Tout cela étant dit, Vincent croit qu'il faut voir « au-delà du système » pour expliquer l'avarice de son équipe.
« Il y a des choses à l'intérieur du système qu'on fait très bien, mais le désir qu'on a de bien jouer défensivement, de bloquer des tirs, d'avoir des bons bâtons, de [faire le ménage devant notre but], de ne pas donner de deuxième et de troisième chance devant le filet... et quand il y a des défaillances, les gardiens font le travail. Donc je pense que c'est une combinaison de plusieurs facteurs. Rien d'extravagant d'un bord ou de l'autre, mais c'est que tout le monde est connecté défensivement. »
« Je ne dirais pas que c'est la continuité de l'année passée parce qu'on a changé de staff, on a des nouveaux joueurs. Mais les gars, on veut tellement gagner l'un pour l'autre, remarque le défenseur William Trudeau, qui en est à sa troisième saison à Laval. Les équipes contre qui on joue, elles disent toutes que c'est difficile de nous affronter. Oui il y a le talent, on a beaucoup de skills, on a beaucoup de gars qui peuvent faire des beaux jeux. Mais je pense que le plus important c'est que tout le monde dans l'équipe est capable de faire le travail plus dur. Des backcheck, aller sur l'échec-avant et créer des revirements. Je pense que c'est là vraiment qu'on prend une coche. »
Des jeunes réceptifs et « intenses »
L'an dernier, le prédécesseur de Vincent, Jean-François Houle, avait prédit avec justesse le début de saison difficile de son équipe. Sa prophétie s'appuyait sur la quantité de jeunes joueurs qu'il devait intégrer à son groupe.
L'équipe dont Vincent a hérité compte sur un nombre similaire de recrues. Owen Beck, Florian Xhekaj, Luke Tuch, Filip Mešár et Adam Engström sont tous en apprentissage des réalités de la Ligue américaine. « On en parlait tantôt, on est la deuxième plus jeune équipe de la ligue », soulève l'entraîneur en échangeant un regard complice avec Frédérique Collerette, la responsable des communications du Rocket.

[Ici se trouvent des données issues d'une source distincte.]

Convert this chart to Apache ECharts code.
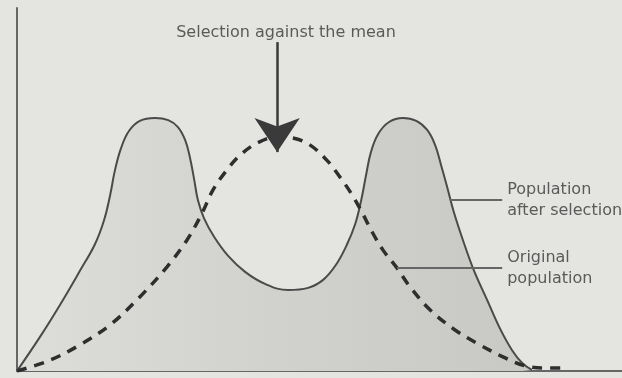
<!DOCTYPE html>
<html>
<head>
<meta charset="utf-8">
<script src="https://cdn.jsdelivr.net/npm/echarts@6/dist/echarts.min.js"></script>
<style>
html,body{margin:0;padding:0;background:#e4e5e0;}
#chart{width:622px;height:378px;}
</style>
</head>
<body>
<div id="chart"></div>
<script>
// Trait value (0-100) vs. number of individuals (0-100)
var afterX = [0, 3.8, 7.1, 10.4, 12.9, 14.4, 15.4, 16.2, 17.2, 18.5, 20.3, 22.8, 25.0, 26.6, 27.8, 28.6, 29.3, 29.9, 30.9, 32.6, 34.9, 37.7, 41.0, 44.8, 48.1, 50.6, 52.7, 54.5, 55.9, 56.9, 57.7, 58.5, 59.7, 61.5, 63.8, 66.0, 67.8, 69.1, 70.1, 71.1, 72.2, 73.7, 75.5, 77.7, 79.8, 81.8, 83.5, 85.1];
var afterY = [0, 9.4, 18.2, 27.6, 35.0, 41.6, 48.5, 55.4, 61.4, 66.1, 68.9, 69.7, 69.1, 67.2, 63.6, 58.7, 52.6, 47.1, 42.1, 36.9, 31.7, 27.3, 24.0, 22.3, 22.9, 25.1, 29.2, 34.7, 40.5, 47.1, 54.0, 60.3, 65.3, 68.6, 69.7, 68.9, 66.4, 62.3, 56.7, 50.7, 43.8, 36.1, 27.8, 19.6, 11.8, 5.8, 2.2, 0.3];
var origX = [0, 5.5, 10.4, 15.4, 20.3, 24.8, 28.1, 30.6, 32.4, 34.7, 36.9, 39.7, 43.0, 45.6, 48.4, 51.2, 53.4, 55.4, 57.0, 58.7, 60.5, 62.8, 65.0, 68.3, 72.4, 76.5, 80.7, 84.0, 87.3, 89.8];
var origY = [0, 3.0, 7.2, 12.7, 20.4, 28.7, 36.1, 43.5, 49.9, 55.4, 59.5, 62.8, 64.5, 64.2, 62.3, 58.1, 53.4, 48.5, 43.8, 38.3, 33.3, 28.4, 23.1, 16.8, 11.3, 7.2, 3.6, 1.4, 0.8, 0.8];

var titleText = 'Selection against the mean';
var afterLabel = 'Population\nafter selection';
var origLabel = 'Original\npopulation';

function pairs(xs, ys) { return xs.map(function (x, i) { return [x, ys[i]]; }); }

// arrow points at the peak of the original population
var peakIdx = origY.indexOf(Math.max.apply(null, origY));
var arrowX = origX[peakIdx];
var arrowTop = 90.6, arrowTip = origY[peakIdx] - 4.2;

var chart = echarts.init(document.getElementById('chart'));
chart.setOption({
  backgroundColor: '#e4e5e0',
  animation: false,
  title: {
    text: titleText, left: 281, top: 20, textAlign: 'center',
    textStyle: { fontFamily: 'DejaVu Sans', fontSize: 16, fontWeight: 'normal', color: '#5a5a5a' }
  },
  grid: { left: 17, right: 0, top: 8, bottom: 7 },
  xAxis: {
    type: 'value', min: 0, max: 100,
    axisLine: { show: true, lineStyle: { color: '#666', width: 2 } },
    axisTick: { show: false }, axisLabel: { show: false }, splitLine: { show: false }
  },
  yAxis: {
    type: 'value', min: 0, max: 100,
    axisLine: { show: true, lineStyle: { color: '#666', width: 2 } },
    axisTick: { show: false }, axisLabel: { show: false }, splitLine: { show: false }
  },
  series: [
    {
      type: 'line', name: 'after', data: pairs(afterX, afterY), smooth: 0.4,
      showSymbol: false, z: 2,
      lineStyle: { color: '#4a4a4a', width: 2 },
      areaStyle: {
        color: new echarts.graphic.LinearGradient(0, 0, 1, 0, [
          { offset: 0, color: '#dddeda' },
          { offset: 0.5, color: '#d1d2cd' },
          { offset: 1, color: '#c8c9c4' }
        ]), opacity: 1
      },
      markLine: {
        silent: true, symbol: ['none', 'none'],
        lineStyle: { color: '#666', width: 2, type: 'solid' },
        label: {
          show: true, position: 'end', distance: 5, align: 'left', verticalAlign: 'middle',
          fontFamily: 'DejaVu Sans', fontSize: 16, color: '#5a5a5a', lineHeight: 21,
          formatter: function (p) { return p.data.name; }
        },
        data: [
          [{ coord: [71.6, 47.1], name: afterLabel }, { coord: [80.2, 47.1] }],
          [{ coord: [62.8, 28.4], name: origLabel }, { coord: [80.2, 28.4] }]
        ]
      }
    },
    {
      type: 'line', name: 'original', data: pairs(origX, origY), smooth: 0.35,
      showSymbol: false, z: 3,
      lineStyle: { color: '#2e2e2e', width: 3.5, type: [10, 8], cap: 'butt' },
      markLine: {
        silent: true, symbol: ['none', 'arrow'], symbolSize: 34,
        lineStyle: { color: '#3a3a3a', width: 2.5, type: 'solid' },
        label: { show: false },
        data: [[{ coord: [arrowX, arrowTop] }, { coord: [arrowX, arrowTip] }]]
      }
    }
  ]
});
</script>
</body>
</html>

« L'équipe a bien repêché au fil des années, on a des gars qui ont une certaine compréhension, enchaîne celui qui a aussi travaillé dans les organisations des Jets de Winnipeg et des Blue Jackets de Columbus. Tu sais, on peut bien enseigner, mais si les gars ne l'enregistrent pas et ne sont pas capables de l'exécuter, ça ne mènera nulle part. »
« Quand on parle de skills, on parle toujours des mains, des lancers, de la capacité à produire de l'attaque. On ne parle pas souvent de la réceptivité au coaching. Nos gars veulent être coachés. Quand ils font une erreur, on est capable toute de suite de les approcher et de la corriger. On le sent de la part de nos jeunes. »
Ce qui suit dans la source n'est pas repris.